'I'm honored': Janelle Monae on playing NASA's 1st black female engineer in 'Hidden Figures'
"Without their brains, we would not have sent John Glenn," she said.
— -- Actress Janelle Monae appears in two films nominated for best picture at the Oscars this year, including the biographical drama "Hidden Figures."
Monae stopped by "Good Morning America" to share what it means to portray Mary Jackson, the first black woman to be an engineer at NASA, in the 1950s.
For her to become a NASA engineer, Jackson, who died in 2005, needed to take classes that were held at a then-whites-only high school and for that had to petition a judge.

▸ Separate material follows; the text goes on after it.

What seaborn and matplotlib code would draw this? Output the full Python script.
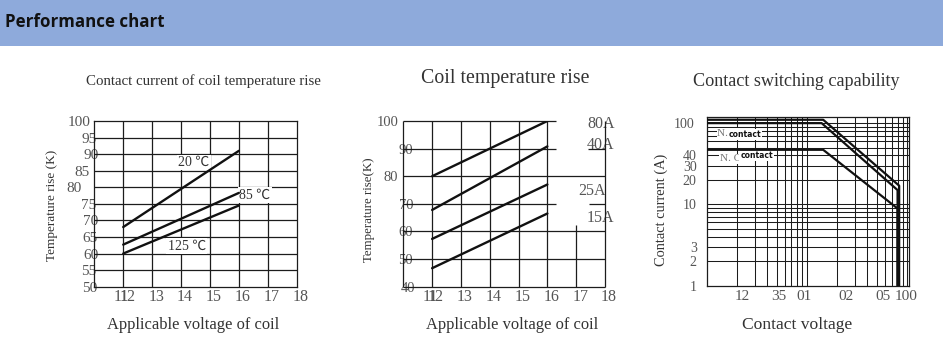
import matplotlib
matplotlib.use("Agg")
import matplotlib.pyplot as plt
from matplotlib.patches import Rectangle
from matplotlib.ticker import NullLocator
from matplotlib.transforms import ScaledTranslation
import pandas as pd
import seaborn as sns

# Contact current of coil temperature rise (one curve per ambient temperature)
coil_voltage = [12, 16]
rise_20c = [68.0, 91.0]
rise_85c = [62.7, 78.3]
rise_125c = [60.0, 74.5]
ambient_names = ["20 ℃", "85 ℃", "125 ℃"]

# Coil temperature rise (one curve per load current)
rise_80a = [80.0, 100.0]
rise_40a = [67.8, 90.8]
rise_25a = [57.3, 77.0]
rise_15a = [46.7, 66.5]
load_names = ["80A", "40A", "25A", "15A"]

# Contact switching capability (N.O double outline and N.C outline)
no_upper_voltage = [1, 14.5, 83, 83]
no_upper_current = [110, 110, 17, 1]
no_lower_voltage = [1, 14, 80, 80]
no_lower_current = [100, 100, 15, 1]
nc_voltage = [1, 14.5, 80, 80]
nc_current = [47, 47, 8.9, 1]

# Axis ticks
rise_ticks_a = [50, 55, 60, 65, 70, 75, 80, 85, 90, 95, 100]
rise_ticks_b = [40, 50, 60, 70, 80, 90, 100]
voltage_tick_labels = ["11", "12", "13", "14", "15", "16", "17", "18"]
current_ticks = [1, 2, 3, 10, 20, 30, 40, 100]
switch_voltage_labels = ["12", "35", "01", "02", "05", "100"]

sns.set_theme(style="white")
plt.rcParams["font.family"] = ["Liberation Serif", "Noto Sans CJK SC", "DejaVu Sans"]
plt.rcParams["axes.unicode_minus"] = False

W, H = 943, 337
fig = plt.figure(figsize=(W / 100, H / 100), dpi=100)

GRID = "#1c1c1c"
LINE = "#111111"
TICK = "#555555"
TEXT = "#333333"


def box(left, top, right, bottom):
    return [left / W, 1 - bottom / H, (right - left) / W, (bottom - top) / H]


def label_at(x, y, s, size, **kw):
    kw.setdefault("ha", "center")
    kw.setdefault("va", "center")
    kw.setdefault("color", TEXT)
    fig.text(x / W, 1 - y / H, s, fontsize=size, **kw)


def nudge(labels, dx_px):
    if not isinstance(dx_px, (list, tuple)):
        dx_px = [dx_px] * len(labels)
    for lab, dx in zip(labels, dx_px):
        lab.set_transform(lab.get_transform()
                          + ScaledTranslation(dx / 100, 0, fig.dpi_scale_trans))


# ---- header band ----
fig.patches.append(Rectangle((0, 1 - 46 / H), 1, 46 / H, transform=fig.transFigure,
                             facecolor="#8EAADB", edgecolor="none", zorder=0))
label_at(5, 22, "Performance chart", 12.2, ha="left", fontweight="bold",
         family=["Open Sans", "DejaVu Sans"], color="#111111")

# ---- panel 1: contact current of coil temperature rise ----
ax1 = fig.add_axes(box(94.3, 121, 296.7, 286.7))
df1 = pd.DataFrame({
    "voltage": coil_voltage * 3,
    "rise": rise_20c + rise_85c + rise_125c,
    "ambient": [n for n in ambient_names for _ in coil_voltage],
})
sns.lineplot(data=df1, x="voltage", y="rise", hue="ambient", palette=[LINE] * 3,
             legend=False, estimator=None, sort=False, lw=1.7, ax=ax1, zorder=3)
ax1.set(xlim=(11, 18), ylim=(50, 100), xlabel="", ylabel="")
ax1.vlines(range(12, 18), 50, 100, color=GRID, lw=0.9, zorder=1)
ax1.hlines(rise_ticks_a[1:-1], 11, 18, color=GRID, lw=0.9, zorder=1)
for sp in ax1.spines.values():
    sp.set_visible(True)
    sp.set_color(GRID)
    sp.set_linewidth(0.9)
ax1.set_xticks([11.8, 12, 13, 14, 15, 16, 17, 18], labels=voltage_tick_labels)
ax1.set_yticks(rise_ticks_a, labels=[str(v) for v in rise_ticks_a])
ax1.tick_params(axis="x", length=0, pad=1.5, labelsize=11.5, labelcolor=TICK)
ax1.tick_params(axis="y", length=0, pad=2.9, labelsize=11, labelcolor=TICK)
nudge(ax1.get_xticklabels(), 4)
nudge(ax1.get_yticklabels(), [7, 6.4, 8.7, 7.7, 7.7, 6.4, -8.6, -1, 8, 6.4, 0])
for name, (x, y) in zip(ambient_names, [(14.45, 87.5), (16.55, 77.6), (14.2, 62.2)]):
    ax1.text(x, y, name, fontsize=10, color=TEXT, ha="center", va="center", zorder=2,
             bbox=dict(facecolor="white", edgecolor="none", pad=1.0))

label_at(203, 81, "Contact current of coil temperature rise", 10.7)
label_at(193, 325, "Applicable voltage of coil", 11.9)
label_at(52.5, 205, "Temperature rise (K)", 9.5, rotation=90)

# ---- panel 2: coil temperature rise ----
ax2 = fig.add_axes(box(403.3, 121, 605, 286.7))
df2 = pd.DataFrame({
    "voltage": coil_voltage * 4,
    "rise": rise_80a + rise_40a + rise_25a + rise_15a,
    "load": [n for n in load_names for _ in coil_voltage],
})
sns.lineplot(data=df2, x="voltage", y="rise", hue="load", palette=[LINE] * 4,
             legend=False, estimator=None, sort=False, lw=1.7, ax=ax2, zorder=3)
ax2.set(xlim=(11, 18), ylim=(40, 100), xlabel="", ylabel="")
for sp in ax2.spines.values():
    sp.set_visible(False)
grid_kw = dict(color=GRID, lw=0.9, zorder=1, clip_on=False)
for y, x0, x1 in [(100, 11, 16.3), (90, 11, 16.3), (90, 17.4, 18), (80, 11, 18),
                  (70, 11, 16.3), (70, 17.45, 18), (60, 11, 18), (50, 11, 18),
                  (40, 11, 18)]:
    ax2.hlines(y, x0, x1, **grid_kw)
for x, y0, y1 in [(11, 40, 100), (12, 40, 100), (13, 40, 100), (14, 40, 100),
                  (15, 40, 100), (16, 40, 100), (17, 40, 62.4), (18, 40, 100)]:
    ax2.vlines(x, y0, y1, **grid_kw)
ax2.set_xticks([11.8, 12, 13, 14, 15, 16, 17, 18], labels=voltage_tick_labels)
ax2.set_yticks(rise_ticks_b, labels=[str(v) for v in rise_ticks_b])
ax2.tick_params(axis="x", length=0, pad=1.5, labelsize=11.5, labelcolor=TICK)
ax2.tick_params(axis="y", length=0, pad=3.6, labelsize=10.5, labelcolor=TICK)
nudge(ax2.get_xticklabels(), 4)
nudge(ax2.get_yticklabels(), [16.7, 14.7, 14.7, 14.7, 0, 14.7, 0])
for name, (x, y) in zip(load_names, [(17.85, 98.8), (17.83, 91.3), (17.55, 74.5), (17.85, 64.8)]):
    ax2.text(x, y, name, fontsize=11.5, color=TICK, ha="center", va="center",
             clip_on=False, zorder=0)

label_at(505, 79, "Coil temperature rise", 14.3)
label_at(512, 325, "Applicable voltage of coil", 11.9)
label_at(369, 210, "Temperature rise(K)", 9.3, rotation=90)

# ---- panel 3: contact switching capability ----
ax3 = fig.add_axes(box(706.7, 116.7, 909, 285.7))
df3 = pd.DataFrame({
    "voltage": no_upper_voltage + no_lower_voltage + nc_voltage,
    "current": no_upper_current + no_lower_current + nc_current,
    "contact": ["N.O a"] * 4 + ["N.O b"] * 4 + ["N.C"] * 4,
})
sns.lineplot(data=df3, x="voltage", y="current", hue="contact", palette=[LINE] * 3,
             legend=False, estimator=None, sort=False, lw=1.6, ax=ax3, zorder=3)
ax3.set_xscale("log")
ax3.set_yscale("log")
ax3.set(xlim=(1, 104), ylim=(1, 120), xlabel="", ylabel="")
log_grid = [2, 3, 4, 5, 6, 7, 8, 9, 10, 20, 30, 40, 50, 60, 70, 80, 90, 100]
ax3.vlines(log_grid, 1, 120, color=GRID, lw=0.75, zorder=1)
ax3.hlines(log_grid, 1, 104, color=GRID, lw=0.75, zorder=1)
for sp in ax3.spines.values():
    sp.set_visible(True)
    sp.set_color(GRID)
    sp.set_linewidth(0.9)
ax3.set_xticks([2.25, 5.2, 9.4, 24.3, 57.5, 97], labels=switch_voltage_labels)
ax3.set_yticks(current_ticks, labels=[str(v) for v in current_ticks])
ax3.xaxis.set_minor_locator(NullLocator())
ax3.yaxis.set_minor_locator(NullLocator())
ax3.tick_params(axis="x", length=0, pad=3, labelsize=11, labelcolor=TICK)
ax3.tick_params(axis="y", length=0, pad=7.2, labelsize=10, labelcolor=TICK)
nudge(ax3.get_yticklabels(), [0, 0, 0, 0, 0, 0, 0, -2])

wbox = dict(facecolor="white", edgecolor="none", pad=0.6)
ax3.text(1.64, 74, "N. O", fontsize=8, color="#777777", ha="center", va="center",
         zorder=2, bbox=wbox)
ax3.text(2.42, 73, "contact", fontsize=5.5, fontweight="bold", color="#111111",
         family=["DejaVu Sans"], ha="center", va="center", zorder=2, bbox=wbox)
ax3.text(1.72, 36.3, "N. C", fontsize=8, color="#777777", ha="center", va="center",
         zorder=2, bbox=wbox)
ax3.text(3.14, 39.7, "contact", fontsize=5.5, fontweight="bold", color="#111111",
         family=["DejaVu Sans"], ha="center", va="center", zorder=2, bbox=wbox)

label_at(796, 82, "Contact switching capability", 13.1)
label_at(797, 325, "Contact voltage", 12.6)
label_at(661.7, 210, "Contact current (A)", 10.4, rotation=90)

fig.savefig("out.png", dpi=100)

"First of all, I'm honored to just honor these women," said Monae, 31. "I had no clue who Mary Jackson was, who Miss Katherine Johnson was, Dorothy Vaughan or any of the 'colored computers,' as they called us back then. I didn't know these were the women who sent our first American astronauts into space. I mean, these are American heroes."
"Hidden Figures" is the story of a team of African-American female mathematicians who were instrumental to John Glenn's launch into space.
Glenn, a legendary figure in the U.S. space flight program, flew the Friendship 7 mission and was the first U.S. astronaut to orbit Earth.
Today is the 55th anniversary of Glenn's orbital flight.
"I don't think she [Jackson] was really trying to be the first. She just wanted to contribute," Monae said. "I think race and gender became a thing when someone else made it a thing."
Monae is also in the Oscar-nominated film "Moonlight."